Einwurf 140: Strategische Studien
Das Internationale Institut für Strategische Studien (IISS) behauptet immer wieder, ohne die USA wäre Europa militärisch verloren. Dabei stellt sich natürlich sofort die Frage, von welchen Kriegen und Konflikten die überhaupt reden. Wenn sie an Pferde, Kanonen oder Panzer denken, kann man sie ja von vornherein gar nicht mehr ernst nehmen. Wir sind im Atomzeitalter, und die Franzosen haben die Atombombe. Für den totalsten aller Kriege reicht das längstens. Nur ist dann halt die ganze Welt kaputt, und das wollen selbst die schwachsinnigsten Diktatoren, Tycoons und Oligarchen nicht - das «Nichts» ist definitiv kein imperialistisches Ziel.
Deren «Zwischenlösung» wären allenfalls noch Flächenbombardements im Stil von Vietnam und Irak, oder gezielte Zerstörungen à la Israel. Auch die nützen zwar einem «Eroberer» auf die Dauer rein gar nichts, doch weil der weiterhin so doof sein kann und so etwas trotzdem macht, liegt ein seriöser Abwehrfokus, wenn schon, dann hier, also im Luftraum. «Space Competence» haben die Franzosen aber auch. Der «Rest» ist Cyberwar, Untergrund, gezielte Anschläge, ziviler Ungehorsam und moralische Aufrüstung. Dafür braucht Europa jedoch weder die USA noch Billionenbudgets, sondern «bloss» ein Mindestmass an Strategiekonsens. («Wer macht da was, wie, wo und wann»?)

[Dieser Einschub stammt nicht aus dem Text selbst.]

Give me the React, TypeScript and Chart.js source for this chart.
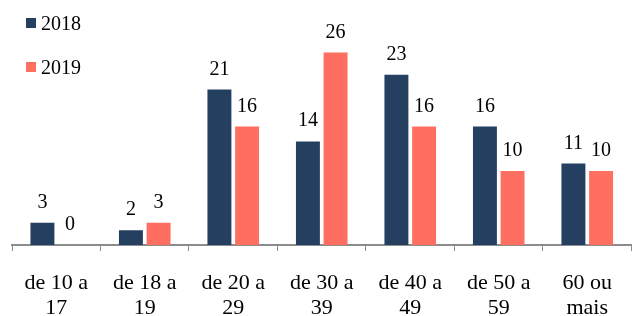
import React, { useEffect, useRef } from "react";
import { Chart, registerables } from "chart.js";

Chart.register(...registerables);

const categories: string[][] = [
  ["de 10 a", "17"],
  ["de 18 a", "19"],
  ["de 20 a", "29"],
  ["de 30 a", "39"],
  ["de 40 a", "49"],
  ["de 50 a", "59"],
  ["60 ou", "mais"],
];
const seriesNames = ["2018", "2019"];
const values2018 = [3, 2, 21, 14, 23, 16, 11];
const values2019 = [0, 3, 16, 26, 16, 10, 10];
const colors = ["#243F60", "#FF6F61"];

const FONT = '"Liberation Serif", "Times New Roman", serif';

const valueLabels = {
  id: "valueLabels",
  afterDatasetsDraw(chart: any) {
    const ctx = chart.ctx;
    ctx.save();
    ctx.font = `20px ${FONT}`;
    ctx.fillStyle = "#000";
    ctx.textAlign = "center";
    ctx.textBaseline = "alphabetic";
    chart.data.datasets.forEach((ds: any, i: number) => {
      const meta = chart.getDatasetMeta(i);
      meta.data.forEach((bar: any, j: number) => {
        ctx.fillText(String(ds.data[j]), bar.x, bar.y - 15);
      });
    });
    ctx.restore();
  },
};

const customLegend = {
  id: "customLegend",
  afterDraw(chart: any) {
    const ctx = chart.ctx;
    ctx.save();
    ctx.font = `20px ${FONT}`;
    ctx.fillStyle = "#000";
    ctx.textAlign = "left";
    ctx.textBaseline = "alphabetic";
    chart.data.datasets.forEach((ds: any, i: number) => {
      const y = 18 + i * 44;
      ctx.fillStyle = ds.backgroundColor;
      ctx.fillRect(26, y, 10, 10);
      ctx.fillStyle = "#000";
      ctx.fillText(ds.label, 41, y + 12);
    });
    ctx.restore();
  },
};

export default function App() {
  const ref = useRef<HTMLCanvasElement>(null);
  useEffect(() => {
    if (!ref.current) return;
    const chart = new Chart(ref.current, {
      type: "bar",
      data: {
        labels: categories,
        datasets: [
          { label: seriesNames[0], data: values2018, backgroundColor: colors[0] },
          { label: seriesNames[1], data: values2019, backgroundColor: colors[1] },
        ],
      },
      options: {
        animation: false,
        responsive: true,
        maintainAspectRatio: false,
        layout: { padding: { left: 12, right: 0, top: 23, bottom: 0 } },
        datasets: {
          bar: { categoryPercentage: 0.625, barPercentage: 0.866 },
        },
        plugins: {
          legend: { display: false },
          tooltip: { enabled: false },
        },
        scales: {
          x: {
            grid: {
              display: true,
              drawOnChartArea: false,
              offset: true,
              tickLength: 6,
              color: "#8C8C8C",
              lineWidth: 1,
            },
            border: { display: true, color: "#8C8C8C", width: 2 },
            ticks: {
              color: "#000",
              font: { family: FONT, size: 22, lineHeight: 1.12 },
              padding: 20,
              maxRotation: 0,
              autoSkip: false,
            },
            afterFit(scale: any) {
              scale.height = 71;
            },
          },
          y: {
            display: false,
            min: 0,
            max: 30,
          },
        },
      },
      plugins: [valueLabels, customLegend],
    });
    return () => chart.destroy();
  }, []);
  return (
    <div style={{ position: "fixed", left: 0, top: 0, width: 632, height: 316, background: "#fff" }}>
      <canvas ref={ref} />
    </div>
  );
}
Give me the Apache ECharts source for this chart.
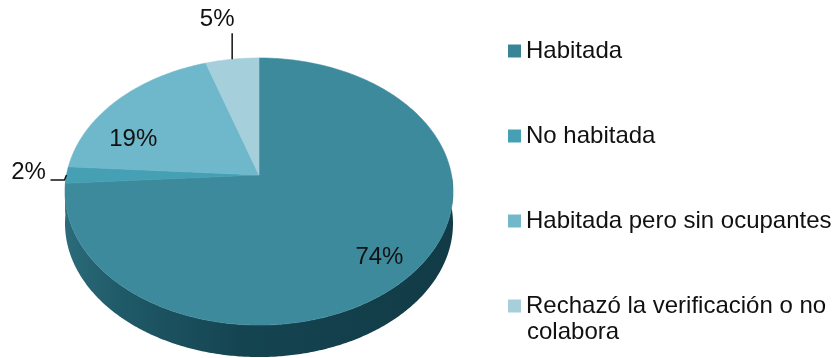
<!DOCTYPE html>
<html>
<head>
<meta charset="utf-8">
<script src="https://cdn.jsdelivr.net/npm/echarts@6/dist/echarts.min.js"></script>
<style>
  html, body { margin: 0; padding: 0; background: #ffffff; }
  #chart { width: 839px; height: 358px; }
</style>
</head>
<body>
<div id="chart"></div>
<script>
// Categories and their shares (percent)
const categories = [
  'Habitada',
  'No habitada',
  'Habitada pero sin ocupantes',
  'Rechazó la verificación o no colabora'
];
const shares = [74, 2, 19, 5];
const legendLines = ['Habitada', 'No habitada', 'Habitada pero sin ocupantes', 'Rechazó la verificación o no'];
const legendWrap = 'colabora';

// Colours: top faces and legend swatches
const topColors = ['#3d8a9c', '#45a0b3', '#6fb7ca', '#a4cfdb'];
const legendColors = ['#3a8497', '#45a0b4', '#72b8ca', '#a7cfda'];

// Tilted disc geometry (perspective projection of a flat circle)
const G = { cx: 259, cy: 175, a: 192.5, b: 131.5, e: 0.1237, depth: 32 };
const FONT_FAMILY = '"Liberation Sans", Arial, sans-serif';
const FONT = '24px ' + FONT_FAMILY;

function project(u, v) {
  const k = 1 + G.e * v;
  return [G.cx + G.a * u / k, G.cy - G.b * v / k];
}
function rim(theta, r) {
  r = r == null ? 1 : r;
  return project(r * Math.sin(theta), r * Math.cos(theta));
}
function arc(t1, t2) {
  const n = Math.max(2, Math.ceil((t2 - t1) / 0.01));
  const pts = [];
  for (let i = 0; i <= n; i++) pts.push(rim(t1 + (t2 - t1) * i / n));
  return pts;
}

// Label placement per slice: inside text anchors, or outside with a leader line
const labelPlacement = [
  { inside: true, r: 0.8, dx: 0, dy: 5 },
  { inside: false, leader: [[-2, 5], [-16, 5]], text: [-38, -3] },
  { inside: true, r: 0.8, dx: -11, dy: 25 },
  { inside: false, leader: [[0, -26]], text: [-15, -40] }
];

function sliceRenderer(idx) {
  return function (params, api) {
    const total = shares.reduce((s, v) => s + v, 0);
    const before = shares.slice(0, idx).reduce((s, v) => s + v, 0);
    const val = api.value(0);
    const t1 = before / total * 2 * Math.PI;
    const t2 = (before + val) / total * 2 * Math.PI;
    const children = [];

    // visible outer wall (front half of the disc)
    const s1 = Math.max(t1, Math.PI / 2), s2 = Math.min(t2, 3 * Math.PI / 2);
    if (s2 > s1) {
      const edge = arc(s1, s2);
      const pts = edge.concat(edge.slice().reverse().map(p => [p[0], p[1] + G.depth]));
      children.push({
        type: 'polygon', z2: 1,
        shape: { points: pts },
        style: {
          fill: {
            type: 'linear', x: 0, y: 0, x2: 1, y2: 0,
            colorStops: [
              { offset: 0, color: '#2b6b7a' },
              { offset: 0.15, color: '#1f5967' },
              { offset: 0.45, color: '#154451' },
              { offset: 1, color: '#113b46' }
            ]
          }
        }
      });
    }

    // top face
    const face = [[G.cx, G.cy]].concat(arc(t1, t2));
    children.push({
      type: 'polygon', z2: 10,
      shape: { points: face },
      style: { fill: topColors[idx], stroke: topColors[idx], lineWidth: 0.6 }
    });

    // value label
    const mid = (t1 + t2) / 2;
    const lp = labelPlacement[idx];
    const txt = val + '%';
    if (lp.inside) {
      const p = rim(mid, lp.r);
      children.push({
        type: 'text', z2: 20,
        style: { text: txt, x: p[0] + lp.dx, y: p[1] + lp.dy, fill: '#111', font: FONT, align: 'center', verticalAlign: 'middle' }
      });
    } else {
      const p = rim(mid);
      const line = [p].concat(lp.leader.map(d => [p[0] + d[0], p[1] + d[1]]));
      children.push({
        type: 'polyline', z2: 20,
        shape: { points: line },
        style: { stroke: '#111', lineWidth: 1.5, fill: null }
      });
      children.push({
        type: 'text', z2: 20,
        style: { text: txt, x: p[0] + lp.text[0], y: p[1] + lp.text[1], fill: '#111', font: FONT, align: 'center', verticalAlign: 'middle' }
      });
    }
    return { type: 'group', children: children };
  };
}

const chart = echarts.init(document.getElementById('chart'), null, { renderer: 'canvas' });
chart.setOption({
  animation: false,
  backgroundColor: '#ffffff',
  legend: {
    orient: 'vertical',
    left: 508,
    top: 38,
    padding: 0,
    itemWidth: 13,
    itemHeight: 13,
    itemGap: 59,
    icon: 'rect',
    selectedMode: false,
    data: categories,
    formatter: name => legendLines[categories.indexOf(name)],
    textStyle: { fontSize: 24, lineHeight: 26, color: '#111', fontFamily: FONT_FAMILY }
  },
  graphic: [{
    type: 'text', left: 527, top: 320,
    style: { text: legendWrap, fill: '#111', font: FONT }
  }],
  series: categories.map((name, i) => ({
    type: 'custom',
    name: name,
    coordinateSystem: 'none',
    itemStyle: { color: legendColors[i] },
    renderItem: sliceRenderer(i),
    data: [shares[i]]
  }))
});
</script>
</body>
</html>
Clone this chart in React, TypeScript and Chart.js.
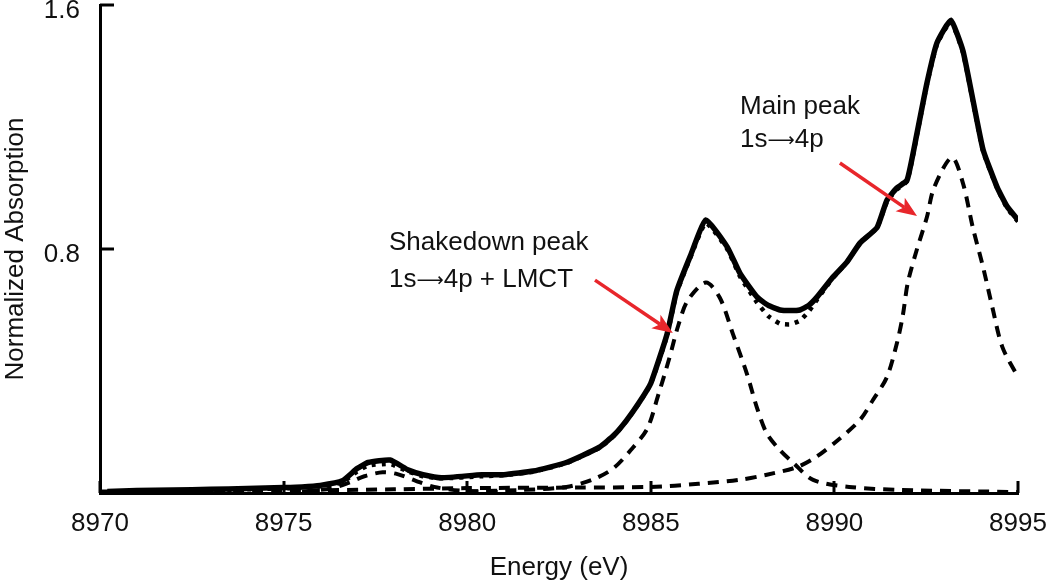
import React, { useEffect, useRef } from "react";
import { Chart, registerables } from "chart.js";

Chart.register(...registerables);

// Experimental spectrum (solid)
const expEnergy = [8970.2, 8971.0, 8972.0, 8973.0, 8974.0, 8975.0, 8975.5, 8976.0, 8976.6, 8977.0, 8977.3, 8977.9, 8978.4, 8978.8, 8979.3, 8980.4, 8981.0, 8981.8, 8982.7, 8983.6, 8984.0, 8984.35, 8984.7, 8985.0, 8985.44, 8985.7, 8986.07, 8986.5, 8987.08, 8987.43, 8987.89, 8988.2, 8988.52, 8988.8, 8989.06, 8989.3, 8989.53, 8989.96, 8990.34, 8990.7, 8991.16, 8991.43, 8991.7, 8991.98, 8992.25, 8992.52, 8992.79, 8993.17, 8993.5, 8993.77, 8994.05, 8994.43, 8994.7, 8995.0];
const expAbs = [0.005, 0.008, 0.01, 0.012, 0.015, 0.018, 0.02, 0.025, 0.04, 0.08, 0.1, 0.108, 0.075, 0.06, 0.05, 0.06, 0.06, 0.072, 0.1, 0.15, 0.19, 0.24, 0.3, 0.36, 0.52, 0.66, 0.775, 0.895, 0.807, 0.72, 0.643, 0.615, 0.6, 0.598, 0.6, 0.615, 0.643, 0.708, 0.757, 0.82, 0.87, 0.96, 1.0, 1.026, 1.18, 1.344, 1.475, 1.55, 1.45, 1.29, 1.125, 1.003, 0.94, 0.895];

// Total fit (dotted)
const fitAbs = [0.003, 0.005, 0.007, 0.009, 0.012, 0.015, 0.018, 0.022, 0.035, 0.07, 0.09, 0.095, 0.07, 0.055, 0.048, 0.055, 0.058, 0.07, 0.098, 0.148, 0.188, 0.238, 0.298, 0.358, 0.515, 0.655, 0.77, 0.885, 0.8, 0.71, 0.625, 0.58, 0.555, 0.553, 0.565, 0.595, 0.635, 0.705, 0.757, 0.82, 0.87, 0.955, 0.995, 1.022, 1.175, 1.34, 1.47, 1.545, 1.445, 1.285, 1.12, 1.0, 0.935, 0.89];

// Shakedown peak component (dashed)
const shakeEnergy = [8980.0, 8981.5, 8982.7, 8983.4, 8983.97, 8984.45, 8984.9, 8985.2, 8985.5, 8985.75, 8986.0, 8986.5, 8986.88, 8987.24, 8987.62, 8987.89, 8988.16, 8988.52, 8988.87, 8989.42, 8990.4, 8991.8, 8995.0];
const shakeAbs = [0.005, 0.01, 0.02, 0.043, 0.08, 0.14, 0.21, 0.32, 0.44, 0.55, 0.63, 0.69, 0.64, 0.52, 0.39, 0.28, 0.195, 0.14, 0.1, 0.043, 0.02, 0.01, 0.003];

// Main peak component (dashed)
const mainEnergy = [8970.0, 8975.0, 8978.0, 8980.0, 8983.0, 8985.0, 8986.3, 8987.4, 8988.16, 8988.98, 8989.5, 8990.1, 8990.7, 8991.05, 8991.43, 8991.7, 8991.86, 8992.0, 8992.25, 8992.52, 8992.71, 8993.2, 8993.5, 8993.77, 8994.05, 8994.3, 8994.57, 8995.0];
const mainAbs = [0.005, 0.008, 0.012, 0.016, 0.018, 0.02, 0.03, 0.043, 0.06, 0.085, 0.118, 0.174, 0.24, 0.305, 0.38, 0.49, 0.58, 0.69, 0.8, 0.905, 1.0, 1.1, 1.016, 0.87, 0.74, 0.61, 0.48, 0.38];

// Pre-edge component (dashed)
const preEnergy = [8975.5, 8976.3, 8976.8, 8977.2, 8977.7, 8978.1, 8978.6, 8979.1, 8979.8, 8981.0];
const preAbs = [0.005, 0.015, 0.035, 0.055, 0.068, 0.062, 0.04, 0.02, 0.008, 0.003];

const xTickValues = [8970, 8975, 8980, 8985, 8990, 8995];
const yTickValues = [0.8, 1.6];
const yTickLabels = ["0.8", "1.6"];

const annotationTexts = [
  { text: "Shakedown peak", x: 8977.87, y: 0.82 },
  { text: "1s\u27f64p + LMCT", x: 8977.87, y: 0.698 },
  { text: "Main peak", x: 8987.43, y: 1.266 },
  { text: "1s\u27f64p", x: 8987.43, y: 1.157 },
];
const arrowFromX = [8983.48, 8990.15];
const arrowFromY = [0.698, 1.082];
const arrowToX = [8985.6, 8992.25];
const arrowToY = [0.525, 0.908];

const FONT = "'Liberation Sans', Arial, Helvetica, sans-serif";
const ARROW_FONT = "'DejaVu Sans', sans-serif";
const FS = 26;

const toPoints = (xs: number[], ys: number[]) => xs.map((x, i) => ({ x, y: ys[i] }));

const drawMixed = (ctx: CanvasRenderingContext2D, text: string, x: number, y: number) => {
  const parts = text.split("\u27f6");
  let cx = x;
  parts.forEach((p, i) => {
    ctx.font = `${FS}px ${FONT}`;
    ctx.fillText(p, cx, y);
    cx += ctx.measureText(p).width;
    if (i < parts.length - 1) {
      ctx.font = `${FS - 7}px ${ARROW_FONT}`;
      ctx.fillText("\u27f6", cx, y + 1);
      cx += ctx.measureText("\u27f6").width;
    }
  });
};

const overlayPlugin = {
  id: "overlay",
  afterDatasetsDraw(chart: any) {
    const { ctx, scales } = chart;
    const xs = scales.x;
    const ys = scales.y;
    ctx.save();
    // inward ticks
    ctx.strokeStyle = "#000";
    ctx.lineWidth = 3;
    xTickValues.forEach((v) => {
      const px = Math.round(xs.getPixelForValue(v));
      ctx.beginPath();
      ctx.moveTo(px, ys.bottom);
      ctx.lineTo(px, ys.bottom - 12);
      ctx.stroke();
    });
    yTickValues.forEach((v) => {
      const py = Math.round(ys.getPixelForValue(v));
      ctx.beginPath();
      ctx.moveTo(xs.left, py);
      ctx.lineTo(xs.left + 14, py);
      ctx.stroke();
    });
    // y tick labels
    ctx.fillStyle = "#111";
    ctx.font = `${FS}px ${FONT}`;
    ctx.textAlign = "right";
    ctx.textBaseline = "middle";
    yTickValues.forEach((v, i) => {
      const py = ys.getPixelForValue(v);
      ctx.fillText(yTickLabels[i], xs.left - 20, py + 6);
    });
    // annotation texts
    ctx.textAlign = "left";
    annotationTexts.forEach((t) => {
      drawMixed(ctx, t.text, xs.getPixelForValue(t.x), ys.getPixelForValue(t.y));
    });
    // red arrows
    ctx.strokeStyle = "#e8262b";
    ctx.fillStyle = "#e8262b";
    ctx.lineWidth = 3.5;
    for (let i = 0; i < arrowFromX.length; i++) {
      const x0 = xs.getPixelForValue(arrowFromX[i]);
      const y0 = ys.getPixelForValue(arrowFromY[i]);
      const x1 = xs.getPixelForValue(arrowToX[i]);
      const y1 = ys.getPixelForValue(arrowToY[i]);
      const ang = Math.atan2(y1 - y0, x1 - x0);
      const headLen = 22;
      const bx = x1 - headLen * 0.7 * Math.cos(ang);
      const by = y1 - headLen * 0.7 * Math.sin(ang);
      ctx.beginPath();
      ctx.moveTo(x0, y0);
      ctx.lineTo(bx, by);
      ctx.stroke();
      ctx.beginPath();
      ctx.moveTo(x1, y1);
      ctx.lineTo(x1 - headLen * Math.cos(ang - 0.38), y1 - headLen * Math.sin(ang - 0.38));
      ctx.lineTo(bx, by);
      ctx.lineTo(x1 - headLen * Math.cos(ang + 0.38), y1 - headLen * Math.sin(ang + 0.38));
      ctx.closePath();
      ctx.fill();
    }
    ctx.restore();
  },
};

export default function App() {
  const canvasRef = useRef<HTMLCanvasElement | null>(null);

  useEffect(() => {
    const canvas = canvasRef.current;
    if (!canvas) return;
    const dashedStyle = {
      borderColor: "#000",
      borderWidth: 4,
      borderDash: [11, 8],
      pointRadius: 0,
      fill: false,
      tension: 0.3,
    };
    const chart = new Chart(canvas, {
      type: "line",
      data: {
        datasets: [
          {
            label: "Experiment",
            data: toPoints(expEnergy, expAbs),
            borderColor: "#000",
            borderWidth: 5.5,
            pointRadius: 0,
            fill: false,
            tension: 0.15,
          },
          {
            label: "Fit",
            data: toPoints(expEnergy, fitAbs),
            borderColor: "#000",
            borderWidth: 4.5,
            borderDash: [4, 6],
            pointRadius: 0,
            fill: false,
            tension: 0.15,
          },
          { label: "Shakedown", data: toPoints(shakeEnergy, shakeAbs), ...dashedStyle },
          { label: "Main", data: toPoints(mainEnergy, mainAbs), ...dashedStyle },
          { label: "Pre-edge", data: toPoints(preEnergy, preAbs), ...dashedStyle },
        ],
      },
      options: {
        animation: false,
        responsive: false,
        layout: { padding: { left: 0, top: 5, right: 32, bottom: 0 } },
        plugins: { legend: { display: false }, tooltip: { enabled: false } },
        scales: {
          x: {
            type: "linear",
            min: 8970,
            max: 8995,
            afterFit: (s: any) => {
              s.height = 93;
              s.paddingLeft = 0;
              s.paddingRight = 0;
            },
            afterBuildTicks: (s: any) => {
              s.ticks = xTickValues.map((v) => ({ value: v }));
            },
            grid: { display: false, drawTicks: false },
            border: { display: true, color: "#000", width: 3 },
            ticks: {
              color: "#111",
              font: { family: FONT, size: FS },
              padding: 15,
              maxRotation: 0,
              callback: (v: any) => String(v),
            },
            title: {
              display: true,
              text: "Energy (eV)",
              color: "#111",
              font: { family: FONT, size: FS },
              padding: { top: 0, bottom: 3 },
            },
          },
          y: {
            type: "linear",
            min: 0,
            max: 1.6,
            afterFit: (s: any) => {
              s.width = 100;
              s.paddingTop = 0;
              s.paddingBottom = 0;
            },
            grid: { display: false, drawTicks: false },
            border: { display: true, color: "#000", width: 3 },
            ticks: { display: false },
            title: {
              display: true,
              text: "Normalized Absorption",
              color: "#111",
              font: { family: FONT, size: FS },
              padding: { top: 0, bottom: 0 },
            },
          },
        },
      },
      plugins: [overlayPlugin],
    });
    return () => chart.destroy();
  }, []);

  return (
    <div style={{ position: "fixed", left: 0, top: 0, width: 1050, height: 586, background: "#fff" }}>
      <canvas ref={canvasRef} width={1050} height={586} />
    </div>
  );
}
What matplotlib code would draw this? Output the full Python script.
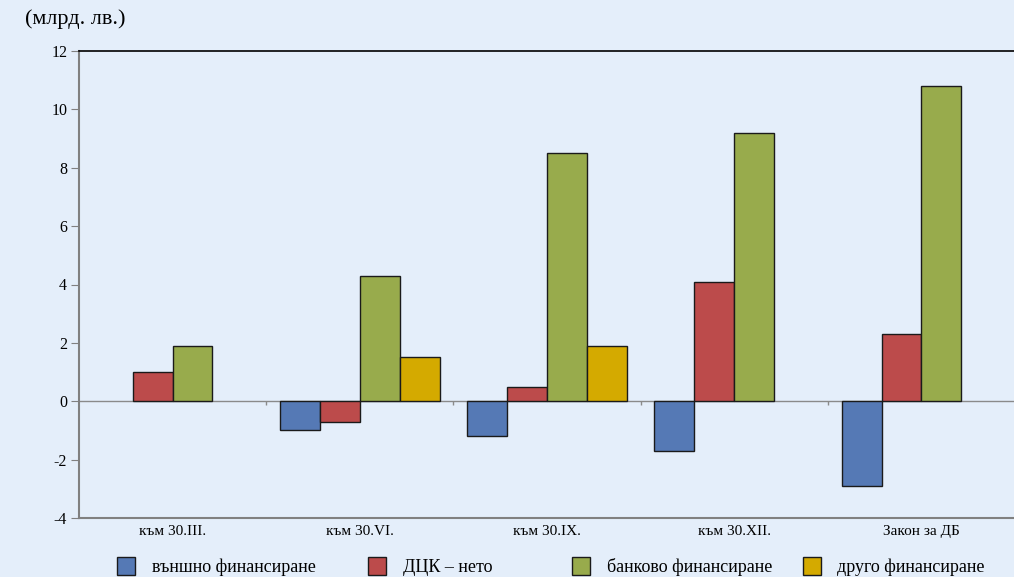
import matplotlib
matplotlib.use("Agg")
import matplotlib.pyplot as plt
import numpy as np
from matplotlib.patches import Rectangle

# Financing of the budget deficit, billion leva
categories = ["към 30.III.", "към 30.VI.", "към 30.IX.", "към 30.XII.", "Закон за ДБ"]
series_names = ["външно финансиране", "ДЦК – нето", "банково финансиране", "друго финансиране"]
external = [np.nan, -1.0, -1.2, -1.7, -2.9]
securities_net = [1.0, -0.7, 0.5, 4.1, 2.3]
banking = [1.9, 4.3, 8.5, 9.2, 10.8]
other = [np.nan, 1.5, 1.9, np.nan, np.nan]
y_ticks = [-4, -2, 0, 2, 4, 6, 8, 10, 12]

colors = ["#5579b5", "#bc4b4b", "#98ab4c", "#d4aa00"]
bg = "#e4eefa"

plt.rcParams["font.family"] = ["Liberation Serif", "DejaVu Serif"]

W, H = 1014, 577
fig = plt.figure(figsize=(W / 100, H / 100), dpi=100, facecolor=bg)
ax = fig.add_axes([79 / W, 1 - 518 / H, 936 / W, 467 / H])
ax.set_facecolor(bg)

x = np.arange(len(categories))
width = 0.213
data = [external, securities_net, banking, other]
for i, (vals, col, name) in enumerate(zip(data, colors, series_names)):
    ax.bar(x + (i - 1.5) * width, vals, width, color=col, edgecolor="#1a1a1a",
           linewidth=1.0, label=name, zorder=3)

ax.set_xlim(-0.5, len(categories) - 0.5)
ax.set_ylim(-4, 12)
ax.set_yticks(y_ticks)
ax.set_yticklabels([str(t) for t in y_ticks], fontsize=11.5)
ax.tick_params(axis="y", length=6, color="#808080", pad=2.5)
ax.set_xticks(x)
ax.set_xticklabels(categories, fontsize=11)
ax.tick_params(axis="x", length=0, pad=5)

# zero line with category separators
ax.axhline(0, color="#8a8a8a", linewidth=1.0, zorder=2)
ax.vlines(x[:-1] + 0.5, -0.12, 0, color="#8a8a8a", linewidth=1.0, zorder=2)

for side in ["left", "bottom"]:
    ax.spines[side].set_color("#808080")
    ax.spines[side].set_linewidth(1.5)
ax.spines["right"].set_visible(False)
ax.spines["top"].set_color("#000000")
ax.spines["top"].set_linewidth(1.2)

fig.text(25 / W, 1 - 19 / H, "(млрд. лв.)", fontsize=16, ha="left", va="center")

# legend row along the bottom edge
marker_left = [117, 368, 572, 803]
text_left = [152, 403, 607, 837]
for mx, tx, col, name in zip(marker_left, text_left, colors, series_names):
    fig.add_artist(Rectangle((mx / W, 1 - 575 / H), 18 / W, 18 / H,
                             transform=fig.transFigure, facecolor=col,
                             edgecolor="#1a1a1a", linewidth=1.0))
    fig.text(tx / W, 1 - 567 / H, name, fontsize=13, ha="left", va="center")

fig.savefig("out.png", dpi=100, facecolor=bg)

Auch der «ultraprimitive» Vietcong hat gesiegt, und passiver Widerstand ist wirtschaftlich, politisch und kulturell schon immer mehr wert gewesen als alle Waffen der Welt. Deutschland, Frankreich, ganz Europa durch Arbeitsverweigerung lahmgelegt: Dagegen haben weder die Amerikaner und die von ihnen abhängigen Juden und Araber, noch die Russen oder die Chinesen auch nur den Hauch einer Chance. Abgesehen davon sind die USA ohnehin ein unzuverlässiger Partner. Sie zeuseln auf der ganzen Welt, doch das von Herrn Bolton und Co. herbeigewünschte Mehrfrontenmassaker würde garantiert ebenso kläglich und verlustreich scheitern wie alles das, was uns von Napoleon und von Hitler vorgemacht worden ist. Ausserdem ist ein Partner keinen Cent wert, der systematisch auf ein so zivilisiertes Volk wie die Iraner herabhackt und sich gleichzeitig mit saudischen Wüstenschweinen, israelischen Apartheidrassisten und grössenwahnsinnigen Diktatoren (wie dem damaligen Schah von Persien) verbündet. Dafür gibt es keine Ausreden, keine einzige, null Komma null.
Das IISS kann man getrost ignorieren. Dessen «Expertisen» beliefern bloss die angelsächsische Waffenhölle und in deren Schlepptau natürlich auch alle anderen. Es ist in London domiziliert und hat Niederlassungen in Washington, Singapur und Bahrain. Im «richtigen» Europa, in China, in Russland, in Japan und im «globalen Süden» hat es keine.